*EXCERPTED RECORDS*

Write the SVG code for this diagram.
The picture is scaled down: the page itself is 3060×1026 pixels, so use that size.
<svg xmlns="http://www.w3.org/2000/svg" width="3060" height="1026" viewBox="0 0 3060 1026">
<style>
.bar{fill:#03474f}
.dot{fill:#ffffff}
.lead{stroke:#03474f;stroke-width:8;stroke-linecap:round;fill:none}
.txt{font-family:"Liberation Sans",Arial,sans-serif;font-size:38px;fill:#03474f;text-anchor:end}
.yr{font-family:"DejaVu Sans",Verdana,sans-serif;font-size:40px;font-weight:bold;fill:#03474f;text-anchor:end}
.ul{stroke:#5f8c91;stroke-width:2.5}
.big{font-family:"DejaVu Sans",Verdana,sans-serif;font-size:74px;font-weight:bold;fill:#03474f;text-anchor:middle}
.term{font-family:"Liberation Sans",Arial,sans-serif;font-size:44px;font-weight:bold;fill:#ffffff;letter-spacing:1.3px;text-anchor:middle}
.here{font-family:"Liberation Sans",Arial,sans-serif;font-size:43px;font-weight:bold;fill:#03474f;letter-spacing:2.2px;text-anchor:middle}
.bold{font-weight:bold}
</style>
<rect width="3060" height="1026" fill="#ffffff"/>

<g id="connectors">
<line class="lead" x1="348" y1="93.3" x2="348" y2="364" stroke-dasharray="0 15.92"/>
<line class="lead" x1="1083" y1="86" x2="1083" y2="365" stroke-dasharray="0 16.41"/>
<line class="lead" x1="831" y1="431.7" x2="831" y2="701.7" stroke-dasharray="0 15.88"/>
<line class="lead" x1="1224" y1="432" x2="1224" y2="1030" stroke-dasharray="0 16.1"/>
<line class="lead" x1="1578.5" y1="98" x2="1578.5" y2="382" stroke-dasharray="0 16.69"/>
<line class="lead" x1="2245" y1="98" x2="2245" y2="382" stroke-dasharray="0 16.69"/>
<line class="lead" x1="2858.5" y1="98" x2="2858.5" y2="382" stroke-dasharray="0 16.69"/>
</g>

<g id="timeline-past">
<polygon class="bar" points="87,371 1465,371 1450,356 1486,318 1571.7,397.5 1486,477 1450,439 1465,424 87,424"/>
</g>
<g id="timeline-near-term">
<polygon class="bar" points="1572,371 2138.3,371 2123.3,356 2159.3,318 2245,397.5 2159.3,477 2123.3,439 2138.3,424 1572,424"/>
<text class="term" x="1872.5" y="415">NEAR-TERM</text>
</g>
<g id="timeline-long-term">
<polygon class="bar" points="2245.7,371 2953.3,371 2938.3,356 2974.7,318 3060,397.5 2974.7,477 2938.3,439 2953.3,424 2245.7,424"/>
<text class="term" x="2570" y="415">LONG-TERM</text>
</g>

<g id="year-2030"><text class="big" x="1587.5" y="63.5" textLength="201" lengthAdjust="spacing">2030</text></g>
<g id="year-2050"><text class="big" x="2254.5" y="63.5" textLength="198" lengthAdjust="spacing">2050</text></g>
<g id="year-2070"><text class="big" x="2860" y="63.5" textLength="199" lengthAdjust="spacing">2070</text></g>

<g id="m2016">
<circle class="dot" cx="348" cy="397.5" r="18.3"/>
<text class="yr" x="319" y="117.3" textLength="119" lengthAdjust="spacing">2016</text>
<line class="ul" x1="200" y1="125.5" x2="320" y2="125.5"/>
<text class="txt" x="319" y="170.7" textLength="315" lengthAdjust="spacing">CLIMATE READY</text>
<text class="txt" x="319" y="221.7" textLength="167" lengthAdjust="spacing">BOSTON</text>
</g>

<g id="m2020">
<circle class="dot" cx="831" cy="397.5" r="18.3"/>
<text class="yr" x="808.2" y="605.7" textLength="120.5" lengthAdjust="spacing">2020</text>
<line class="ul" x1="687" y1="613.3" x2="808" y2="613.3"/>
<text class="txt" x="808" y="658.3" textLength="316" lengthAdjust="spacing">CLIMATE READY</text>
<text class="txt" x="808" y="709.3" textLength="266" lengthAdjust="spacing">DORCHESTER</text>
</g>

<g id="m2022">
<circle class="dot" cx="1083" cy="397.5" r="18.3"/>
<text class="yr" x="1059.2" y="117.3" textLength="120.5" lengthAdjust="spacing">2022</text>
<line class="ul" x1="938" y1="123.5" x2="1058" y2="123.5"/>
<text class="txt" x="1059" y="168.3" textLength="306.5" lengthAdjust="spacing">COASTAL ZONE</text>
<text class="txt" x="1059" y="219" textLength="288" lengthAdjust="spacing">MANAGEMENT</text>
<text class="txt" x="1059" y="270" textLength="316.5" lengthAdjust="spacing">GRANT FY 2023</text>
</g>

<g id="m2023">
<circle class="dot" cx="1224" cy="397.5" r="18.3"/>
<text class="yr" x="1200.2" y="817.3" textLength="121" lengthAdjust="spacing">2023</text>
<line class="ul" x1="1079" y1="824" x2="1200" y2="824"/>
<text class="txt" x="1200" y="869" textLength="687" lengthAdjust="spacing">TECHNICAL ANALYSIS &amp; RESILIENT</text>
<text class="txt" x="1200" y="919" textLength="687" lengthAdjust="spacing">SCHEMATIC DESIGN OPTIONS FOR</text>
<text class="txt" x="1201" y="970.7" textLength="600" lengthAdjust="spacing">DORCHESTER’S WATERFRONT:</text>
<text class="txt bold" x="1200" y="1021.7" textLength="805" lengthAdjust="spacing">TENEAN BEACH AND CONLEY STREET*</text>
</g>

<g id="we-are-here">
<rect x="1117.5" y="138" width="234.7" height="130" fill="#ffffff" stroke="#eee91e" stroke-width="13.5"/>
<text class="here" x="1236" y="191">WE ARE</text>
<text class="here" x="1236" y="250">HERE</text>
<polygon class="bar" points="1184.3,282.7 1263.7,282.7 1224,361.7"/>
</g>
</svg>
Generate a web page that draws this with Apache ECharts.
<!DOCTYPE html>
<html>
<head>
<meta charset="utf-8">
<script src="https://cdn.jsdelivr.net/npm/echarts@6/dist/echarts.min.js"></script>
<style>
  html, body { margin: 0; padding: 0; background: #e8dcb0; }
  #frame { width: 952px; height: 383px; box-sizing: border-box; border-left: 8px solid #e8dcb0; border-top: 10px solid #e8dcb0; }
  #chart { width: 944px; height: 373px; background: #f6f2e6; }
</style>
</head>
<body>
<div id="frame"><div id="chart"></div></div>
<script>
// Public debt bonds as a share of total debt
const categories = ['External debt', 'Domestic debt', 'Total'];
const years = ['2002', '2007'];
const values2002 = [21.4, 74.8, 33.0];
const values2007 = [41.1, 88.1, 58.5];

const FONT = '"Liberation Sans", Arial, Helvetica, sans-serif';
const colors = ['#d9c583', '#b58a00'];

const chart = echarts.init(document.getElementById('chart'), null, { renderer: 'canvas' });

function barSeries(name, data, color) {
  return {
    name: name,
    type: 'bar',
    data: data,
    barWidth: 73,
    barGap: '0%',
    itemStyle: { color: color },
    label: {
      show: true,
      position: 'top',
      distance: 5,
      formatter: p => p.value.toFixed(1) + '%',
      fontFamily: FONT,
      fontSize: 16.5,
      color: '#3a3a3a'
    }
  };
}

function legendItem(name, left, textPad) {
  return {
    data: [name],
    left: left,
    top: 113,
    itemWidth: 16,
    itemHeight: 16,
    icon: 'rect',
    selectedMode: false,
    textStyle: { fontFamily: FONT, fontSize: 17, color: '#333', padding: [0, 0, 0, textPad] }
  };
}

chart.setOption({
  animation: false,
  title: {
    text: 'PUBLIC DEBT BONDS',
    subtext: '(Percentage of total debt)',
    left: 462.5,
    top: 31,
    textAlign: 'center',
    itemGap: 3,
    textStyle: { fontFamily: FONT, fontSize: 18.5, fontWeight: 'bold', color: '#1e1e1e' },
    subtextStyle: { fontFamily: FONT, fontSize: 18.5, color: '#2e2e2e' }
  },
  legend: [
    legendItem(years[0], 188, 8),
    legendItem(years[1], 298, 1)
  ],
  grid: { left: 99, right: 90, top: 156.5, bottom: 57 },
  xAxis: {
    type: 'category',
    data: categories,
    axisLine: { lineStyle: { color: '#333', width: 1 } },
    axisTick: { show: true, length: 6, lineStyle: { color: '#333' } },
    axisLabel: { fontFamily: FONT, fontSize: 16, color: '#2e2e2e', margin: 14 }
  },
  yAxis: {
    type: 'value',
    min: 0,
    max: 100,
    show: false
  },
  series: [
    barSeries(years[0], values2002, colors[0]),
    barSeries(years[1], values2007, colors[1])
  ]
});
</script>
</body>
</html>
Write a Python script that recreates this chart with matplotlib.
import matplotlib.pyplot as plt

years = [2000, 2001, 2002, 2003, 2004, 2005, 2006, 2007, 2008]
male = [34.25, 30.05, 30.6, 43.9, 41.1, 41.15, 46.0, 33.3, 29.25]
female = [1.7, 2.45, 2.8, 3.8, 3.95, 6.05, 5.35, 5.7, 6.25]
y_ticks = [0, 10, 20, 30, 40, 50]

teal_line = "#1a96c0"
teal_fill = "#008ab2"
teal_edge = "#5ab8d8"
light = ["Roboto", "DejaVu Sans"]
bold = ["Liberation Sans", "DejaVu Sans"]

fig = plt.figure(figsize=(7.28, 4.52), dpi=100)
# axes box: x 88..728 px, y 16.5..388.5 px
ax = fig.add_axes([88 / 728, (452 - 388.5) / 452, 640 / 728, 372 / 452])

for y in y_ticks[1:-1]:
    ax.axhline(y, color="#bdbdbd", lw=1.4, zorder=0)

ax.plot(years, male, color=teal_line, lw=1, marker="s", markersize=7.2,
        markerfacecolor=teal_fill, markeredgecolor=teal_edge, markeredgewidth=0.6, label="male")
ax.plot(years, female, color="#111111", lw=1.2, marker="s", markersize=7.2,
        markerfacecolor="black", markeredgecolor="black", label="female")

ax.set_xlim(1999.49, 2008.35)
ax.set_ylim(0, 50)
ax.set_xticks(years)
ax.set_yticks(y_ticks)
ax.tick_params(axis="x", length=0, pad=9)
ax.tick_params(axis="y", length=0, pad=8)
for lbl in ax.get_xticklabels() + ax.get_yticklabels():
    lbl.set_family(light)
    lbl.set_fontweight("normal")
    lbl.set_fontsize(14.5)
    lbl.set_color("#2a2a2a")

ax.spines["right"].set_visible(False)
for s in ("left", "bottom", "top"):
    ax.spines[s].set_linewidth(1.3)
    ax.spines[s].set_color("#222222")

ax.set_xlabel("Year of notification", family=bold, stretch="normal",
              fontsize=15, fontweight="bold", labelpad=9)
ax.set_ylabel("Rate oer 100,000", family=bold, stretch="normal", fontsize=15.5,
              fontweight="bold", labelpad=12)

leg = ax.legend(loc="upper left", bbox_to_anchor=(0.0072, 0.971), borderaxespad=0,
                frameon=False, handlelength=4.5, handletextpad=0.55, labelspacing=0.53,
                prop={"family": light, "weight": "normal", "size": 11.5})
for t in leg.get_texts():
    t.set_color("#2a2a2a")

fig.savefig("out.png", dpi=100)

*WHAT TO DO*
Go through the records and gather the lines that hold "Write".

*CORRECT RESULT*
Write the SVG code for this diagram.
Write a Python script that recreates this chart with matplotlib.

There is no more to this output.